There's no rule book for losing a friend
I had a break-up recently. Which, as someone who’s currently planning a wedding, isn’t a sentence I thought I’d have cause to write. But it wasn’t my fiancé who ended it with me. It was my friend.
I hate to admit it, but I’d never been dumped before. It might sound naive, but I was shocked by how much it hurt. One minute you’re chugging along quite nicely, and the next, someone else has made the decision that you’re never going to be allowed to speak to them or see them again. And there’s no right of reply. The choice is made for you – all of your control is taken away. It’s a horrible feeling.
But what happens next? Friendship break-ups don’t carry the same emotional cache that romantic ones do. When it ends with your romantic partner, your friends are expected to rally around, to support you. Whether it’s pouring tequila down your neck, feeding you Ben & Jerry’s or listening to you talk about him until you’re hoarse, there’s a routine to it. The people who love you know how to support you through it. But when it ends with a friend? There isn’t a rule book to follow. It wasn’t even that I didn’t know how to behave in the aftermath. No-one else seemed to either.
There’s a clear set of rules when you break up with a romantic partner. Your friends aren’t supposed to date them. You can legitimately avoid them at all costs or continuously rant about them and people are sympathetic about it. But if you weren’t sleeping with the person who dumped you, somehow you’re expected to forfeit all of that emotional response, and no-one seems to know what is and isn’t okay.
For instance, who gets custody of the friends? Most of us share a friendship group with our close friends, but if the two of you suddenly aren’t on speaking terms, are they supposed to sit awkwardly between you in the pub, or take it in turns to invite one of you and not the other?
In reality it seems like no-one gets custody.
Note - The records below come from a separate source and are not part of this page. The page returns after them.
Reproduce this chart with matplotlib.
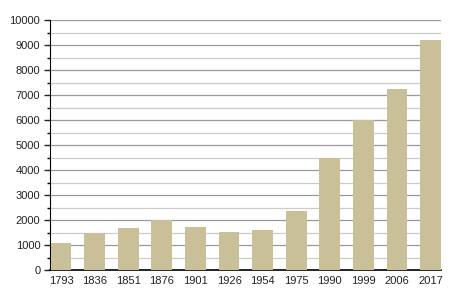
import matplotlib
matplotlib.use("Agg")
import matplotlib.pyplot as plt
from matplotlib.ticker import MultipleLocator

years = ["1793", "1836", "1851", "1876", "1901", "1926", "1954", "1975",
         "1990", "1999", "2006", "2017"]
population = [1070, 1470, 1680, 1990, 1710, 1520, 1600, 2360,
              4480, 6000, 7240, 9200]

plt.rcParams['font.family'] = ['Liberation Sans', 'DejaVu Sans']

fig = plt.figure(figsize=(4.5, 3), dpi=100)
ax = fig.add_axes([50 / 450, 30 / 300, 391 / 450, 250 / 300])

x = range(len(years))
ax.bar(x, population, width=0.62, color="#C9BF98", zorder=3)

ax.set_ylim(0, 10000)
ax.set_xlim(-0.33, 11.31)
ax.yaxis.set_major_locator(MultipleLocator(1000))
ax.yaxis.set_minor_locator(MultipleLocator(500))
ax.grid(axis="y", which="major", color="#999999", linewidth=0.9, zorder=0)
ax.grid(axis="y", which="minor", color="#cccccc", linewidth=0.9, zorder=0)

ax.set_xticks(list(x))
ax.set_xticklabels(years)
ax.tick_params(axis="x", length=0, pad=4, labelsize=8, colors="#222222")
ax.tick_params(axis="y", which="major", length=4, width=1, pad=3, labelsize=8,
               colors="#222222")
ax.tick_params(axis="y", which="minor", length=2, width=1)

for side in ["top", "right"]:
    ax.spines[side].set_visible(False)
ax.spines["left"].set_color("black")
ax.spines["bottom"].set_color("black")
ax.spines["bottom"].set_linewidth(1.2)

fig.savefig("out.png", dpi=100)
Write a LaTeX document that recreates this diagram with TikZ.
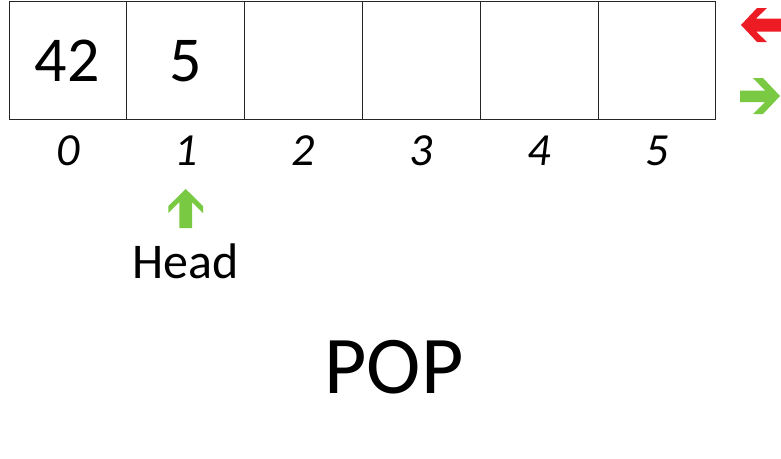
\documentclass[tikz,border=0pt]{standalone}
\usepackage{fontspec}
\setmainfont{Carlito}
\definecolor{popred}{HTML}{ED1C24}
\definecolor{popgreen}{HTML}{7AC943}
\begin{document}
\begin{tikzpicture}[x=1pt, y=-1pt,
    cell/.style={draw=black!85, line width=1pt, minimum width=117.8pt, minimum height=117.5pt, inner sep=0pt, outer sep=0pt},
    val/.style={font=\fontsize{64}{64}\selectfont, anchor=base, inner sep=0pt},
    idx/.style={font=\fontsize{46}{46}\selectfont\itshape, anchor=base, inner sep=0pt},
    lbl/.style={font=\fontsize{50}{50}\selectfont, anchor=base, inner sep=0pt}]
    \useasboundingbox (0,0) rectangle (781,458);
    % the array cells and their indices
    \foreach \i in {0,...,5} {
        \node[cell] (c\i) at ({67.9+117.8*\i},60.25) {};
        \node[idx] (i\i) at ({67.9+117.8*\i},165) {\i};
    }
    \node[val] (v0) at (67,81) {42};
    \node[val] (v1) at (185.7,81) {5};
    % arrows on the right
    \fill[popred] (741,25) -- (757,8) -- (767,8) -- (756,18.5) -- (781,18.5)
        -- (781,31.5) -- (756,31.5) -- (767,42) -- (757,42) -- cycle;
    \fill[popgreen] (780,96) -- (763,78) -- (753,78) -- (765,90.5) -- (740,90.5)
        -- (740,102) -- (765,102) -- (753,114) -- (763,114) -- cycle;
    % head pointer
    \fill[popgreen] (185.7,189) -- (203,206) -- (203,213) -- (192,202) -- (192,228)
        -- (179.4,228) -- (179.4,202) -- (168.4,213) -- (168.4,206) -- cycle;
    \node[lbl] (head) at (185.5,278) {Head};
    \node[font=\fontsize{82}{82}\selectfont, anchor=base, inner sep=0pt] (op) at (394,393) {POP};
\end{tikzpicture}
\end{document}
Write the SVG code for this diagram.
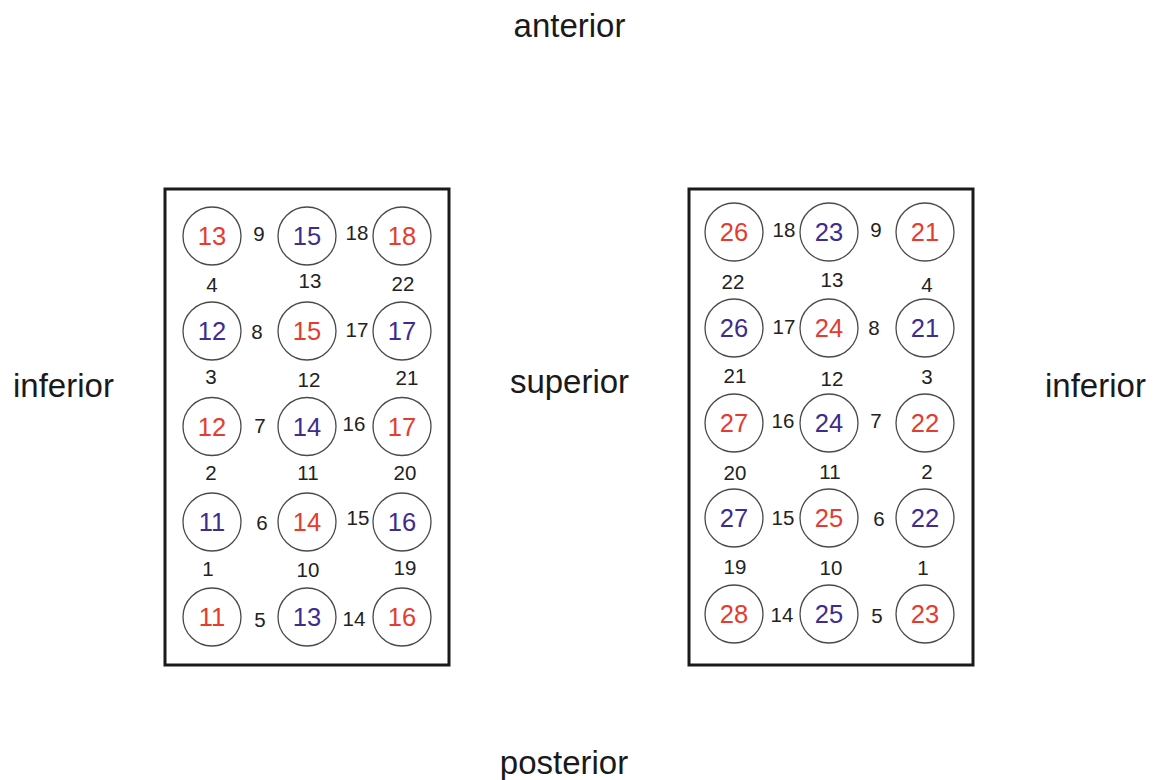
<svg xmlns="http://www.w3.org/2000/svg" width="1158" height="780" viewBox="0 0 1158 780">
<style>
text{font-family:"Liberation Sans",Arial,sans-serif;}
.dir{font-size:33px;fill:#1a1a1a;}
.box{fill:none;stroke:#1a1a1a;stroke-width:3;}
.c{fill:#fff;stroke:#4a4a4a;stroke-width:1.3;}
.n{font-size:25.5px;text-anchor:middle;}
.r{fill:#e63b2e;}
.p{fill:#3c2d8f;}
.s{font-size:20.5px;text-anchor:middle;fill:#222;}
</style>
<rect width="1158" height="780" fill="#fff"/>
<g id="orientation">
<text class="dir" x="569.5" y="37" text-anchor="middle">anterior</text>
<text class="dir" x="13" y="397">inferior</text>
<text class="dir" x="569.5" y="393" text-anchor="middle">superior</text>
<text class="dir" x="1045" y="397">inferior</text>
<text class="dir" x="564" y="774" text-anchor="middle">posterior</text>
</g>
<g id="left-panel">
<rect class="box" x="165" y="189" width="284" height="476"/>
<g id="L-r1c1"><circle class="c" cx="212" cy="236" r="29"/><text class="n r" x="212" y="245.1">13</text></g>
<g id="L-r1c2"><circle class="c" cx="307" cy="236" r="29"/><text class="n p" x="307" y="245.1">15</text></g>
<g id="L-r1c3"><circle class="c" cx="402" cy="236" r="29"/><text class="n r" x="402" y="245.1">18</text></g>
<g id="L-r2c1"><circle class="c" cx="212" cy="331" r="29"/><text class="n p" x="212" y="340.1">12</text></g>
<g id="L-r2c2"><circle class="c" cx="307" cy="331" r="29"/><text class="n r" x="307" y="340.1">15</text></g>
<g id="L-r2c3"><circle class="c" cx="402" cy="331" r="29"/><text class="n p" x="402" y="340.1">17</text></g>
<g id="L-r3c1"><circle class="c" cx="212" cy="426.5" r="29"/><text class="n r" x="212" y="435.6">12</text></g>
<g id="L-r3c2"><circle class="c" cx="307" cy="426.5" r="29"/><text class="n p" x="307" y="435.6">14</text></g>
<g id="L-r3c3"><circle class="c" cx="402" cy="426.5" r="29"/><text class="n r" x="402" y="435.6">17</text></g>
<g id="L-r4c1"><circle class="c" cx="212" cy="522" r="29"/><text class="n p" x="212" y="531.1">11</text></g>
<g id="L-r4c2"><circle class="c" cx="307" cy="522" r="29"/><text class="n r" x="307" y="531.1">14</text></g>
<g id="L-r4c3"><circle class="c" cx="402" cy="522" r="29"/><text class="n p" x="402" y="531.1">16</text></g>
<g id="L-r5c1"><circle class="c" cx="212" cy="617" r="29"/><text class="n r" x="212" y="626.1">11</text></g>
<g id="L-r5c2"><circle class="c" cx="307" cy="617" r="29"/><text class="n p" x="307" y="626.1">13</text></g>
<g id="L-r5c3"><circle class="c" cx="402" cy="617" r="29"/><text class="n r" x="402" y="626.1">16</text></g>
</g>
<g id="right-panel">
<rect class="box" x="689" y="189" width="284" height="476"/>
<g id="R-r1c1"><circle class="c" cx="734" cy="232" r="29"/><text class="n r" x="734" y="241.1">26</text></g>
<g id="R-r1c2"><circle class="c" cx="829" cy="232" r="29"/><text class="n p" x="829" y="241.1">23</text></g>
<g id="R-r1c3"><circle class="c" cx="925" cy="232" r="29"/><text class="n r" x="925" y="241.1">21</text></g>
<g id="R-r2c1"><circle class="c" cx="734" cy="328" r="29"/><text class="n p" x="734" y="337.1">26</text></g>
<g id="R-r2c2"><circle class="c" cx="829" cy="328" r="29"/><text class="n r" x="829" y="337.1">24</text></g>
<g id="R-r2c3"><circle class="c" cx="925" cy="328" r="29"/><text class="n p" x="925" y="337.1">21</text></g>
<g id="R-r3c1"><circle class="c" cx="734" cy="423" r="29"/><text class="n r" x="734" y="432.1">27</text></g>
<g id="R-r3c2"><circle class="c" cx="829" cy="423" r="29"/><text class="n p" x="829" y="432.1">24</text></g>
<g id="R-r3c3"><circle class="c" cx="925" cy="423" r="29"/><text class="n r" x="925" y="432.1">22</text></g>
<g id="R-r4c1"><circle class="c" cx="734" cy="518" r="29"/><text class="n p" x="734" y="527.1">27</text></g>
<g id="R-r4c2"><circle class="c" cx="829" cy="518" r="29"/><text class="n r" x="829" y="527.1">25</text></g>
<g id="R-r4c3"><circle class="c" cx="925" cy="518" r="29"/><text class="n p" x="925" y="527.1">22</text></g>
<g id="R-r5c1"><circle class="c" cx="734" cy="614" r="29"/><text class="n r" x="734" y="623.1">28</text></g>
<g id="R-r5c2"><circle class="c" cx="829" cy="614" r="29"/><text class="n p" x="829" y="623.1">25</text></g>
<g id="R-r5c3"><circle class="c" cx="925" cy="614" r="29"/><text class="n r" x="925" y="623.1">23</text></g>
</g>
<g id="connectors">
<g id="left-labels">
<text class="s" x="259" y="241.3">9</text><text class="s" x="357" y="240.3">18</text>
<text class="s" x="212" y="292.3">4</text><text class="s" x="310" y="288.3">13</text><text class="s" x="403" y="291.3">22</text>
<text class="s" x="257" y="339.3">8</text><text class="s" x="357" y="337.3">17</text>
<text class="s" x="211" y="384.3">3</text><text class="s" x="309" y="387.3">12</text><text class="s" x="407" y="385.3">21</text>
<text class="s" x="260" y="433.3">7</text><text class="s" x="354" y="431.3">16</text>
<text class="s" x="211" y="480.3">2</text><text class="s" x="308" y="480.3">11</text><text class="s" x="405" y="480.3">20</text>
<text class="s" x="262" y="530.3">6</text><text class="s" x="358" y="525.3">15</text>
<text class="s" x="208" y="576.3">1</text><text class="s" x="308" y="577.3">10</text><text class="s" x="405" y="575.3">19</text>
<text class="s" x="260" y="627.3">5</text><text class="s" x="354" y="626.3">14</text>
</g>
<g id="right-labels">
<text class="s" x="784" y="237.3">18</text><text class="s" x="876" y="237.3">9</text>
<text class="s" x="733" y="289.3">22</text><text class="s" x="832" y="287.3">13</text><text class="s" x="927" y="292.3">4</text>
<text class="s" x="784" y="334.3">17</text><text class="s" x="874" y="335.3">8</text>
<text class="s" x="735" y="383.3">21</text><text class="s" x="832" y="386.3">12</text><text class="s" x="927" y="384.3">3</text>
<text class="s" x="783" y="428.3">16</text><text class="s" x="876" y="428.3">7</text>
<text class="s" x="735" y="480.3">20</text><text class="s" x="830" y="479.3">11</text><text class="s" x="927" y="479.3">2</text>
<text class="s" x="783" y="525.3">15</text><text class="s" x="879" y="526.3">6</text>
<text class="s" x="735" y="574.3">19</text><text class="s" x="831" y="575.3">10</text><text class="s" x="923" y="575.3">1</text>
<text class="s" x="782" y="622.3">14</text><text class="s" x="877" y="623.3">5</text>
</g>
</g>
</svg>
People are even less inclined to take sides in a platonic break-up, and that might have an affect on your social life. But that doesn’t have to be the end of the world.
The person I broke up with tended to take responsibility for a lot of our socializing, so when I was summarily ejected I worried that I’d end up seeing less of people. But I realized pretty quickly that relying on someone else to organize your social life for you is pretty lazy, and that if you take charge of things for yourself you get full control of what you do and who you do it with. Which (spoiler alert) is actually infinitely better and more satisfying. Who knew?
I won’t pretend for a moment that losing a friend is easy, especially if you go back a long way. It’s important to allow yourself to grieve, just like you would over a romance. But the truth is, it’s easy to hold on to something long after it’s gone toxic. Because we have multiple friends and (generally) just the one romantic partner at a time, we’re much less likely to get rid of a friend than we are a boy/girlfriend. But maybe that’s a bad thing. Perhaps those friendships end up doing more damage than we realize. If your ‘friend’ isn’t happy for your successes, isn’t interested in your life, or can’t support the things you’re trying to achieve, you might be better off with the short-term pain of a break-up than keeping them around.
After the initial pain a break-up is, usually, a good thing. It’s a chance to reassess who you are. Maybe it’s taking the plunge and getting a brave new haircut, or pulling your trainers on and remembering how much you like the ache in your legs after a proper run. But whatever it is, when someone hurts you (and make no mistake, a relationship doesn’t need to be romantic to be hurtful) it’s the perfect chance to be kind to yourself.
The time that you would have spent with that person is time that you’ve suddenly been given back – it’s a gift. Rather than wasting it, use it to cherish yourself and to focus on the people in your life who make you feel good. Of course when there’s a schism in a friendship group it’s always going to affect your social life, at least a bit. And that’s really hard. But all you can do is focus on the upsides. There’s always a reason behind a break-up, and the chances are if things have run their course, it was getting toxic. And no-one needs that in their life.